The MSS went to work on her brittle soul. They said America had been eradicated by a full-scale nuclear attack and offered proof in satellite photos, some of which must have been real. They took her aboard a plane and flew for nearly a day, then said they’d landed in the Himalayas, where they were desperately fending off India’s tanks and infantry.
They gave her a chance to redeem herself: to create new nanotech. Their own people had been working on the mind plague. Kendra was the catalyst in making it operational. They said the new contagion was intended to be a bloodless method of ending the war. They said they only wanted to unite both countries under a single government before another nuclear exchange wiped out these last few safe islands above the machine plague. They didn’t tell her Ruth’s vaccine was widespread by then, permitting everyone to reclaim the world below ten thousand feet. Nor did Kendra ask to go outside to verify her location. She’d seen enough of snow and wind and desolate rock. She loved her warm prison. The women who tended to her were soft-voiced and kind, completely unlike anything on her mountaintop. She wanted to believe them.
Kendra began to work again. She escaped into the pristine logic of her microscopes, and, when she occasionally stalled on the mind plague, she turned her skills to other projects, daring to reexamine the archos tech for weaknesses. There must be some way to destroy it.
Her handlers let her play with different lines of research because it kept her happy. She also came to understand that they hoped her efforts would jump-start new possibilities in their weapons programs. Too late, she discovered Ruth’s vaccine in her own blood along with the booster nanotech. Too late, she learned she’d repeated her unholy mistake, providing them with the power to tear the world apart again.
She went on strike. It didn’t last. The MSS used sleep deprivation, drugs, and cold to compel her. She quit eating, but they inserted a gastric feeding tube and IVs to sustain her — and when she failed to rouse herself, the pain began. Electricity. Knives. She swore to help again just to make it stop.
She’d become erratic. She knew that. Sometimes she exaggerated her behavior when she was actually in control of herself, creating opportunities to conceal and deceive. It also helped that she’d picked up a good deal of their language by then. She pretended she wanted to be one of them, which she hoped was comforting to her overseers. She refused to speak in anything except Mandarin, deliberately confusing her words and mixing her written notes.

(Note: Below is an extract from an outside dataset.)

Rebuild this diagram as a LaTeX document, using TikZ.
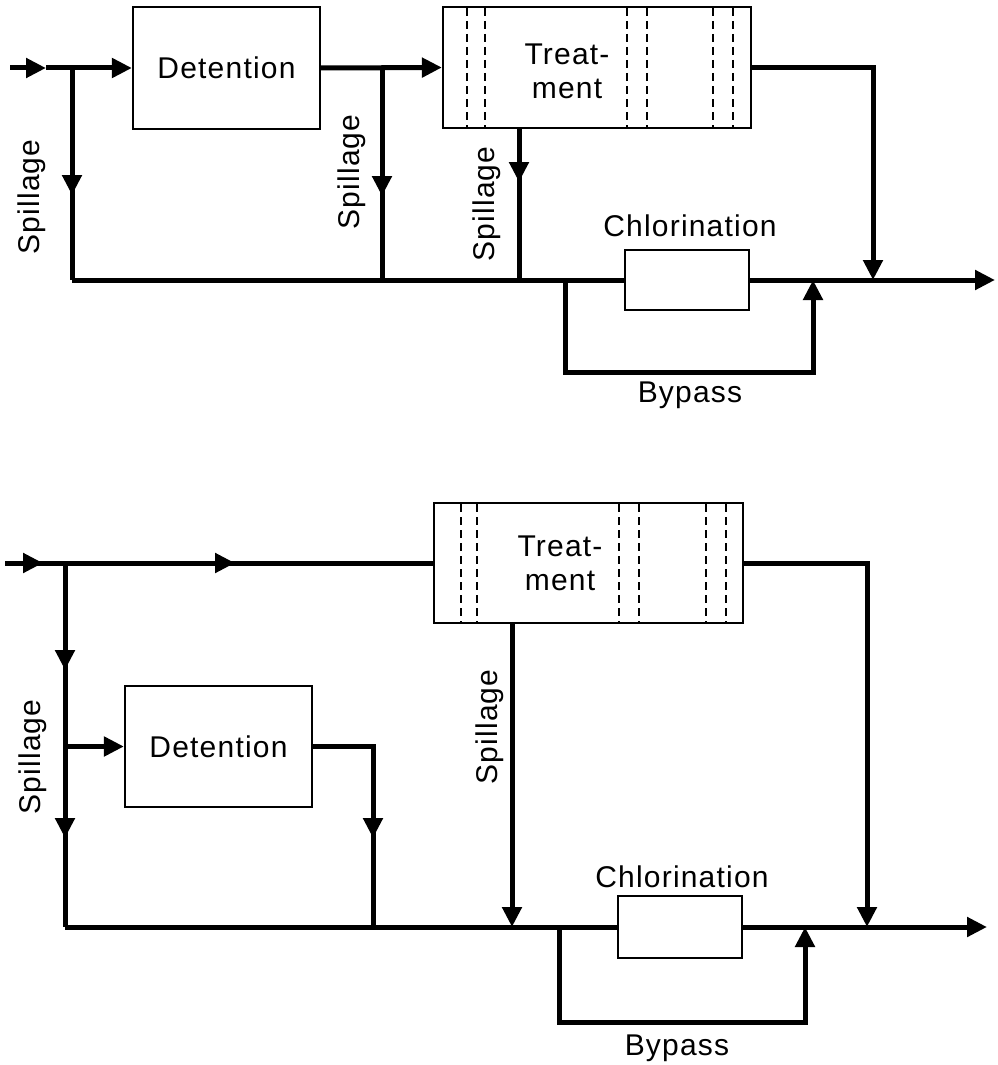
\documentclass[tikz,border=0pt]{standalone}
\usepackage{fontspec}
\setmainfont{Liberation Sans}[LetterSpace=4]
\usetikzlibrary{arrows.meta}
\begin{document}
\begin{tikzpicture}[x=1pt,y=-1pt,
  flow/.style={line width=5pt},
  ar/.style={flow,-{Triangle[length=20pt,width=19pt]}},
  boxd/.style={draw,line width=2.2pt,inner sep=0pt,fill=white,font=\fontsize{30}{34}\selectfont},
  dsh/.style={line width=1.5pt,dash pattern=on 8pt off 5pt},
  lbl/.style={font=\fontsize{30}{34}\selectfont,inner sep=0pt},
]
\useasboundingbox (0,0) rectangle (997,1065);

% ---------------- top diagram ----------------
\node[boxd,minimum width=187pt,minimum height=122pt] (det1) at (226.5,68) {Detention};
\node[boxd,minimum width=308pt,minimum height=121pt] (tr1) at (597,67.5) {};
\foreach \x in {467,485,627,647,713,733} \draw[dsh] (\x,8) -- (\x,127);
\node[lbl,align=center] (tr1t) at (567,71) {Treat-\\ment};
\node[boxd,minimum width=124pt,minimum height=60pt] (ch1) at (687,280) {};
\node[lbl] (ch1t) at (690,226) {Chlorination};
\node[lbl] (bp1t) at (690,395) {Bypass};

\coordinate (in1) at (10,68);
\coordinate (a1) at (46,68);
\coordinate (j1) at (72,68);
\coordinate (b1) at (72,280);
\coordinate (j2) at (382,68);
\coordinate (b2) at (382,280);
\coordinate (s3) at (519,280);
\coordinate (c1) at (873,280);
\coordinate (bp1) at (565,280);
\coordinate (bp2) at (813,280);
\coordinate (e1) at (995,280);

\draw[ar] (in1) -- (a1);
\draw[flow] (a1) -- (j1);
\draw[ar] (j1) -- (det1.west);
\draw[flow] (j1) -- (b1);
\draw[ar] (j1) -- (72,195);
\draw[ar] (det1.east) -- (tr1.west);
\draw[flow] (j2) -- (b2);
\draw[ar] (j2) -- (382,196);
\draw[flow] (tr1.south -| s3) -- (s3);
\draw[ar] (tr1.south -| s3) -- (519,182);
\draw[ar] (tr1.east) -| (c1);
\draw[flow] (b1) -- (ch1.west);
\draw[ar] (ch1.east) -- (e1);
\draw[ar] (bp1) -- ++(0,92) -| (bp2);

\node[lbl,rotate=90] (sp1) at (32,197) {Spillage};
\node[lbl,rotate=90] (sp2) at (352,172) {Spillage};
\node[lbl,rotate=90] (sp3) at (487,204) {Spillage};

% ---------------- bottom diagram ----------------
\node[boxd,minimum width=309pt,minimum height=120pt] (tr2) at (588.5,563) {};
\foreach \x in {461,477,619,639,706,726} \draw[dsh] (\x,504) -- (\x,622);
\node[lbl,align=center] (tr2t) at (560,563) {Treat-\\ment};
\node[boxd,minimum width=187pt,minimum height=121pt] (det2) at (218.5,746.5) {Detention};
\node[boxd,minimum width=124pt,minimum height=62pt] (ch2) at (680,927) {};
\node[lbl] (ch2t) at (682,877) {Chlorination};
\node[lbl] (bp2t) at (677,1048) {Bypass};

\coordinate (in2) at (5,563);
\coordinate (j3) at (65,563);
\coordinate (b3) at (65,927);
\coordinate (b4) at (373,927);
\coordinate (s4) at (512,927);
\coordinate (c2) at (867,927);
\coordinate (bp3) at (559,927);
\coordinate (bp4) at (805,927);
\coordinate (e2) at (987,927);

\draw[flow] (in2) -- (tr2.west);
\draw[ar] (in2) -- (43,563);
\draw[ar] (j3) -- (235,563);
\draw[flow] (j3) -- (b3);
\draw[ar] (j3) -- (65,670);
\draw[ar] (det2.west -| j3) -- (65,838);
\draw[ar] (det2.west -| j3) -- (det2.west);
\draw[flow] (det2.east) -| (b4);
\draw[ar] (det2.east -| b4) -- (373,838);
\draw[ar] (tr2.south -| s4) -- (s4);
\draw[ar] (tr2.east) -| (c2);
\draw[flow] (b3) -- (ch2.west);
\draw[ar] (ch2.east) -- (e2);
\draw[ar] (bp3) -- ++(0,95) -| (bp4);

\node[lbl,rotate=90] (sp4) at (33,757) {Spillage};
\node[lbl,rotate=90] (sp5) at (490,727) {Spillage};
\end{tikzpicture}
\end{document}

Kendra knew they hoped to improve the mind plague to introduce thoughts to infected people, not only disrupting their capacity to think but shaping and encouraging cooperative moods. They were years away from this magic. Merely teaching the nanotech to interrupt higher brain function was impressive enough — but, showing ambition, she convinced them to increase the nano’s AMU to allow the space necessary to eventually house those programs. The Chinese didn’t realize the extra bulk she built into it also held a coded message.
Unfortunately, she couldn’t be sure anyone would ever find her cry for help. Worse, she didn’t make the mental leap to using the new self-governing markers to reverse who the mind plague infected until after they’d taken both kinds of nanotech away from her.
Her best chance to stop them was her continued work with the archos tech. She crafted a new machine plague, first paring down its size for increased speed. She also replaced its heat engine with a simple protein-based reaction. That was easy. The archos tech was nothing if not efficient in disintegrating organic tissue, which she taught it to burn for energy. It would be enough to destroy everyone in their nanotech programs, including herself.